Charitable Estate Planning

Stetson is pleased to provide more information to you and/or your advisors as you act to complete your charitable giving plans. Please do not hesitate to contact Janet Caramello in the Office of Development and Alumni Relations at [email protected] or 727-562-7980. 

Never become so engrossed in legal and tax complexities that you lose sight of the people and charitable organizations you want to help. If you believe in what we do at Stetson Law and you'd like to save on future federal estate taxes by leaving a gift to us in your estate plans, you can leave a lasting legacy in the most flexible way possible.

Economic conditions in recent months have made it more important than ever to make careful choices about how to spend, save, and give our resources. That is why we at Stetson Law especially appreciate your support. Best of all, your generous gift will help further Stetson Law's mission.

You may find that time spent determining the best ways to give to Stetson Law can help you stretch your charitable dollars. By carefully considering the form and timing of your gifts, you may discover you can make gifts your may not have thought possible. Below are some ideas that may be beneficial to you and your loved ones as you consider your charitable giving plans.

Enjoy Tax Savings

As you consider your charitable gifts for the remainder of this year, please remember that gifts made now may generate income tax deductions that could help reduce your tax bill for 2021. The amount of your savings depends on the tax rates and the portion of your gifts you are allowed to deduct. With CARES Act provisions regarding federal tax laws, giving this year may never save you more.
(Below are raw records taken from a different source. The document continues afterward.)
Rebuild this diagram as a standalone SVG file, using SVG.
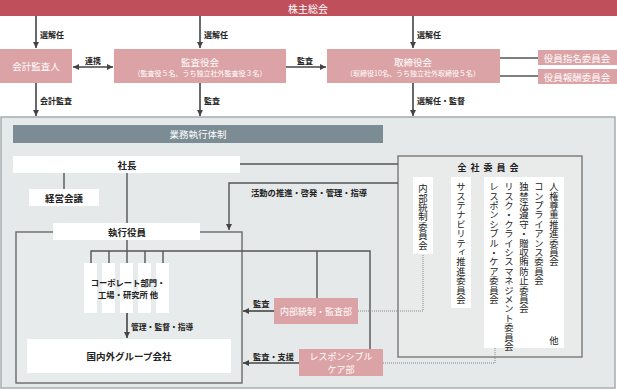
<svg xmlns="http://www.w3.org/2000/svg" width="617" height="390" viewBox="0 0 617 390">
<defs>
<marker id="ah" markerUnits="userSpaceOnUse" markerWidth="7" markerHeight="7" refX="6" refY="3" orient="auto-start-reverse">
<path d="M0,0 L6,3 L0,6 z" fill="#444"/>
</marker>
<style>
text{font-family:"Noto Sans CJK JP","Noto Sans",sans-serif;}
.w{fill:#fff;text-anchor:middle;dominant-baseline:central;}
.d{fill:#222;dominant-baseline:central;font-weight:bold;}
.c{text-anchor:middle;}
.pink{fill:#dca3a6;}
.white{fill:#fff;}
.ln{stroke:#555;stroke-width:1.4;fill:none;}
.ar{stroke:#444;stroke-width:1.6;fill:none;marker-end:url(#ah);}
.dot{stroke:#888;stroke-width:1;stroke-dasharray:1 1;fill:none;}
.v{writing-mode:vertical-rl;font-size:9.4px;fill:#222;}
</style>
</defs>

<!-- background panel -->
<rect x="1" y="117" width="614" height="271" fill="#e5e9e9" stroke="#a7acae" stroke-width="1.5"/>

<g id="shareholders">
<rect x="0" y="0" width="617" height="16" fill="#bf4f5b"/>
<text x="308" y="8" class="w" font-size="10">株主総会</text>
</g>

<g id="auditor">
<rect x="0" y="49" width="72" height="34" class="pink"/>
<text x="36" y="66" class="w" font-size="9.5">会計監査人</text>
</g>

<g id="kansayakukai">
<rect x="114" y="49" width="172" height="34" class="pink"/>
<text x="200" y="62" class="w" font-size="9.5">監査役会</text>
<text x="200" y="73" class="w" font-size="7">（監査役５名、うち独立社外監査役３名）</text>
</g>

<g id="torishimariyakukai">
<rect x="327" y="49" width="173" height="34" class="pink"/>
<text x="413" y="62" class="w" font-size="9.5">取締役会</text>
<text x="413" y="73" class="w" font-size="7">（取締役10名、うち独立社外取締役５名）</text>
</g>

<g id="nomination">
<rect x="538" y="50" width="79" height="15" class="pink"/>
<text x="577" y="57.5" class="w" font-size="9.5">役員指名委員会</text>
</g>
<g id="remuneration">
<rect x="538" y="69" width="79" height="15" class="pink"/>
<text x="577" y="76.5" class="w" font-size="9.5">役員報酬委員会</text>
</g>

<g id="gyomu-bar">
<rect x="13" y="125" width="370" height="18" fill="#7c8c95"/>
<text x="198" y="134" class="w" font-size="9.5">業務執行体制</text>
</g>

<g id="exec-frame">
<rect x="16" y="232" width="226" height="151" fill="#e8ebeb" stroke="#6a6a6a" stroke-width="1.4"/>
</g>

<g id="committee-frame">
<rect x="398" y="156" width="184" height="201" fill="#e9ebeb" stroke="#808080" stroke-width="1.5"/>
<text x="490" y="167" class="d c" font-size="9" letter-spacing="4" text-anchor="middle">全社委員会</text>
</g>

<g id="connectors">
<line x1="36" y1="16" x2="36" y2="48" class="ar"/>
<line x1="200" y1="16" x2="200" y2="48" class="ar"/>
<line x1="413" y1="16" x2="413" y2="48" class="ar"/>
<line x1="36" y1="83" x2="36" y2="116" class="ar"/>
<line x1="200" y1="83" x2="200" y2="116" class="ar"/>
<line x1="413" y1="83" x2="413" y2="116" class="ar"/>
<line x1="73" y1="67" x2="113" y2="67" class="ar" marker-start="url(#ah)"/>
<line x1="286" y1="67" x2="326" y2="67" class="ar"/>
<line x1="500" y1="58" x2="538" y2="58" class="ln"/>
<line x1="500" y1="76" x2="538" y2="76" class="ln"/>
<line x1="240" y1="164" x2="398" y2="164" class="ln"/>
<polyline points="398,183 229,183 229,230" class="ln" marker-end="url(#ah)"/>
<line x1="64" y1="173" x2="64" y2="189" class="ln"/>
<line x1="127" y1="173" x2="127" y2="263" class="ln"/>
<polyline points="91,263 91,251 370,251 370,349" class="ln"/>
<line x1="109" y1="251" x2="109" y2="263" class="ln"/>
<line x1="145" y1="251" x2="145" y2="263" class="ln"/>
<line x1="163" y1="251" x2="163" y2="263" class="ln"/>
<line x1="317" y1="251" x2="317" y2="298" class="ln"/>
<line x1="127" y1="313" x2="127" y2="338" class="ar"/>
<line x1="274" y1="311" x2="243" y2="311" class="ar"/>
<line x1="299" y1="363" x2="243" y2="363" class="ar"/>
<polyline points="358,311 423,311 423,254" class="dot"/>
<polyline points="383,363 495,363 495,301" class="dot"/>
</g>

<g id="labels">
<text x="40" y="34" class="d" font-size="8">選解任</text>
<text x="204" y="34" class="d" font-size="8">選解任</text>
<text x="417" y="34" class="d" font-size="8">選解任</text>
<text x="40" y="100" class="d" font-size="8">会計監査</text>
<text x="204" y="100" class="d" font-size="8">監査</text>
<text x="417" y="100" class="d" font-size="8">選解任・監督</text>
<text x="85" y="60" class="d" font-size="8">連携</text>
<text x="297" y="60" class="d" font-size="8">監査</text>
<text x="251" y="192" class="d" font-size="8.3">活動の推進・啓発・管理・指導</text>
<text x="131" y="326" class="d" font-size="7.8">管理・監督・指導</text>
<text x="253" y="303" class="d" font-size="8.3">監査</text>
<text x="253" y="356" class="d" font-size="8.2">監査・支援</text>
</g>

<g id="president">
<rect x="13" y="156" width="227" height="17" class="white"/>
<text x="127" y="164.5" class="d c" font-size="9.5" text-anchor="middle">社長</text>
</g>

<g id="keiei-kaigi">
<rect x="29" y="189" width="70" height="17" class="white"/>
<text x="64" y="197.5" class="d" font-size="9.5" text-anchor="middle">経営会議</text>
</g>

<g id="shikko-yakuin">
<rect x="53" y="223" width="147" height="17" class="white"/>
<text x="127" y="231.5" class="d" font-size="9.5" text-anchor="middle">執行役員</text>
</g>

<g id="departments">
<rect x="84" y="263" width="13" height="50" class="white"/>
<rect x="102" y="263" width="13" height="50" class="white"/>
<rect x="120" y="263" width="13" height="50" class="white"/>
<rect x="138" y="263" width="13" height="50" class="white"/>
<rect x="156" y="263" width="13" height="50" class="white"/>
<text x="128" y="282" class="d" font-size="8.3" text-anchor="middle">コーポレート部門・</text>
<text x="128" y="294" class="d" font-size="8.3" text-anchor="middle">工場・研究所 他</text>
</g>

<g id="group-companies">
<rect x="27" y="339" width="204" height="34" class="white"/>
<text x="129" y="356" class="d" font-size="9.5" text-anchor="middle">国内外グループ会社</text>
</g>

<g id="internal-audit">
<rect x="274" y="298" width="84" height="26" class="pink"/>
<text x="316" y="311" class="w" font-size="9">内部統制・監査部</text>
</g>

<g id="rc-dept">
<rect x="299" y="349" width="84" height="27" class="pink"/>
<text x="341" y="356" class="w" font-size="9">レスポンシブル</text>
<text x="341" y="369" class="w" font-size="9">ケア部</text>
</g>

<g id="internal-control-committee">
<rect x="413" y="177" width="20" height="77" class="white"/>
<text x="423" y="184" class="v">内部統制委員会</text>
</g>

<g id="sustainability-committee">
<rect x="451" y="177" width="20" height="131" class="white"/>
<text x="461" y="182" class="v">サステナビリティ推進委員会</text>
</g>

<g id="other-committees">
<rect x="484" y="177" width="80" height="171" class="white"/>
<text x="554" y="182" class="v">人権尊重推進委員会</text>
<text x="539" y="182" class="v">コンプライアンス委員会</text>
<text x="524" y="182" class="v">独禁法遵守・贈収賄防止委員会</text>
<text x="509" y="182" class="v">リスク・クライシスマネジメント委員会</text>
<text x="494" y="182" class="v">レスポンシブル・ケア委員会</text>
<text x="554" y="340" font-size="9.4" text-anchor="middle" dominant-baseline="central" fill="#222">他</text>
</g>
</svg>
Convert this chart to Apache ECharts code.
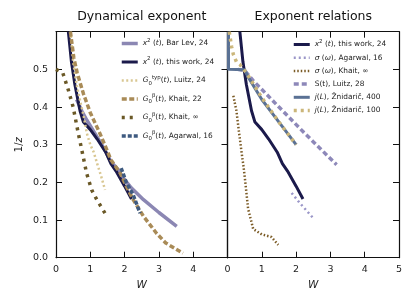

If you are subject to the alternative minimum tax (AMT), you may be surprised to learn that charitable deductions may help reduce the amount of both the regular income tax and the AMT.

Deciding What to Give

Cash: Charitable gifts are most often made in the form of cash, checks, and electronic transfers. If you itemize your tax deductions, gifts of cash may be used to eliminate federal income tax on a portion of your adjusted gross income (AGI).

Securities: Giving securities (stocks, bonds, or mutual fund shares) that are worth more now than what they cost can bring additional tax savings. Such gifts are generally deductible from income tax on their full current value if they have been owned for longer than one year and they can be used to offset tax on a portion of your AGI. As an additional benefit, no tax is owed on capital gain that could be due in the event of a sale.

If, however, you have investments that are worth less now than they cost, consider selling them and using the cash proceeds to make a charitable gift to Stetson Law. This creates a loss you may be able to deduct from other taxable income as well as a possible deduction for the amount of the cash contributions. The combined deductions for the gift and the loss may total more than the current value of the investment.

Whether you make a gift in the form of cash or other property, any unused deductions may reduce your taxes in as many a five future years.

Other Ways to Give

• Gifts from retirement plans: Retirement plan assets can be a practical source from which to make a gift to Stetson Law. Unlike many other types of investment accounts, amounts withdrawn from retirement accounts can be taxable to you and eventually to your heirs if left to them.

If you are over 72 and are required to take withdrawals from an IRA or other qualified retirement account, you may want to consider making a gift to the College of Law using all or a portion of your mandatory withdrawal amount. Giving in this way may result in little or no tax impact when you report the amount withdrawn.

Please check with your financial advisors for the latest opportunities that apply to your situation.

» View a Sample Letter of Instruction You Can Provide to Your IRA Plan Adminstrator (PDF)

• Gifts from other sources: A business, employer, family foundation or donor advised fund may provide other ways to maximize your gifts this year.

• A gift through your will or living trust: With changes in estate taxes in recent years, you may find you can now leave more to loved ones free of tax. This may also make it possible to give more for charitable purposes, both now and as part of your long-range financial plans. After providing for your loved ones, you can include a charitable gift to Stetson Law of a specific amount, a percentage of your estate, a certain property or "what's left."

If you would like to specify that Stetson Law is to receive a certain amount or percentage of your estate, particular assets, or the remainder of your estate after providing for heirs, please see examples of suggested Bequest Language (PDF).

If you have named Stetson Law in your estate plans at any beneficiary amount, we would like to recognize you as a Stetson Society member!  Please complete and return the Testamentary Intention Form (PDF), so that we can recognize your generosity.  

• Gifts of life insurance: If you own life insurance policies that are no longer needed for their original purpose, the cash value of such policies may be a source from which to make gifts that may provide welcome tax savings today and may also result in significant state and/or federal estate tax savings in the future.

• Gifts that provide income for you or others: There are also a number of ways to make gifts today that provide you or others with increased income, current and future tax savings and other benefits for your lifetime or other period of time your choose. These include charitable gift annuities and charitable remainder trusts. 


The purpose of the above content is to provide general gift, estate, and financial planning information. It is not intended as legal, accounting, or other professional advice. For assistance in planning charitable gifts with tax and other financial implications, the services of appropriate advisors should be obtained. Consult an attorney for advice if your plans require revision of a will or other legal document. Tax deductions vary based on applicable federal discount rates, which can change on a monthly basis. Some opportunities may not be available in all states.